There is an alternative formulation for gaussian space, which is often computationally easier.

Define \(\ell_X:=\pa{\int_{\R^n} \ve{x}^2\,d\ga_n(x)}^{\rc 2} = (\E\ve{g}^2)^{\rc 2}\). This is off from \(M\) by a factor of \(\sqrt n\): \[ \ell_X\sim \sqrt n M_X.\] Thus we can replace \(M_X\) by \(\fc{\ell_X}{\sqrt n}\) in the bound.

Proofs

  1. Show it suffices to bound on \(\ep\)-nets, and bound the size of the smallest \(\ep\)-net.
    1. Let \(\mathcal{N}_\de\) be a \(\de\)-net of \(S_X\).
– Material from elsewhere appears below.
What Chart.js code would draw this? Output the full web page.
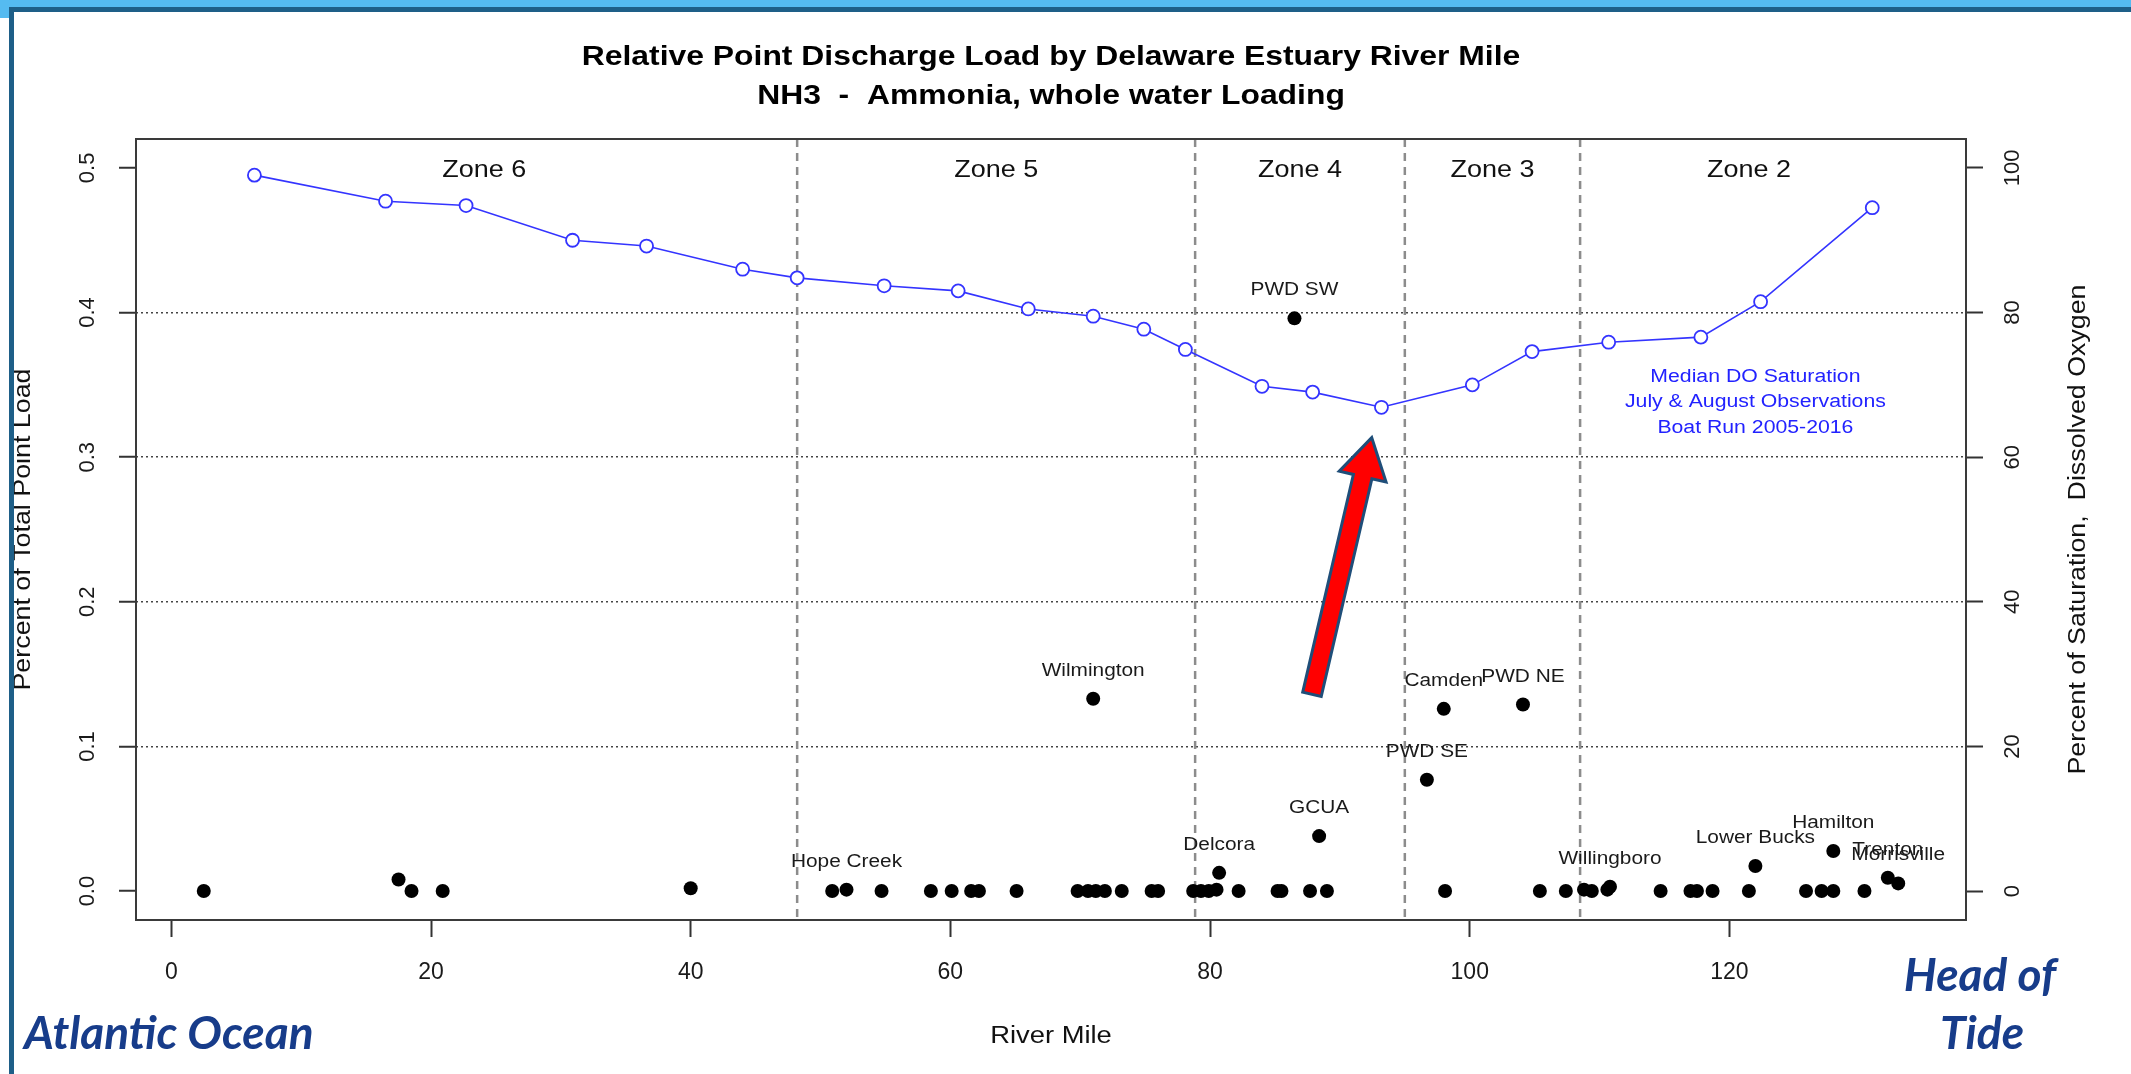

Then \[\begin{align} \ve{T}&\le \rc{1-\de} \sup_{x\in \mathcal{N}_\de}\ve{Tx}\\ \inf_{y\in S_X} &\ge \inf_{x\in N} - \de\ve{T}. \end{align}\] Applying this to the identity map from \(\ved_2\) to \(\ved\), obtain: if \(\ve{x}\in [1-\ep,1+\ep]M\) for all \(x\in \cal N\), then for all \(x\in \bS^{n-1}\), \[\ve{x} \in \ba{1-\ep-2\de, \pf{1+\ep}{1-\de}M}.\]
    2. There is an \(\ep\)-net of size \(\pa{1+\fc 2\ep}^n\).
  2. General Dvoretzky: Apply concentration of measure to a fixed vector \(x\) of the function \(\ved\). Union bound over a \(\de\)-net and approximate the sphere by the \(\de\)-net using 1.
  3. (Aside) We can calculate \(\ell_X\) for many spaces. Standard concentration bounds give \[\begin{align} 1\le p\le 2\implies \ell_{\ell_p^n} &= c(\ep) n&\implies k(\ell_p^n) &\ge c(\ep)n\\ q\ge 2\implies \ell_{\ell_q^n} &= c(\ep) q n^{\fc 2q}&\implies k(\ell_q^n) & \ge c(\ep)q n^{\fc 2q}\\ \ell_{\ell_{\iy}^n} & c\sqrt{\ln n} &\implies k(\ell_\iy^n) & \ge c(\ep)\ln n. \end{align}\]
  4. We show \(k(\ell_\iy^n) \asymp\ln n\). Spherical caps!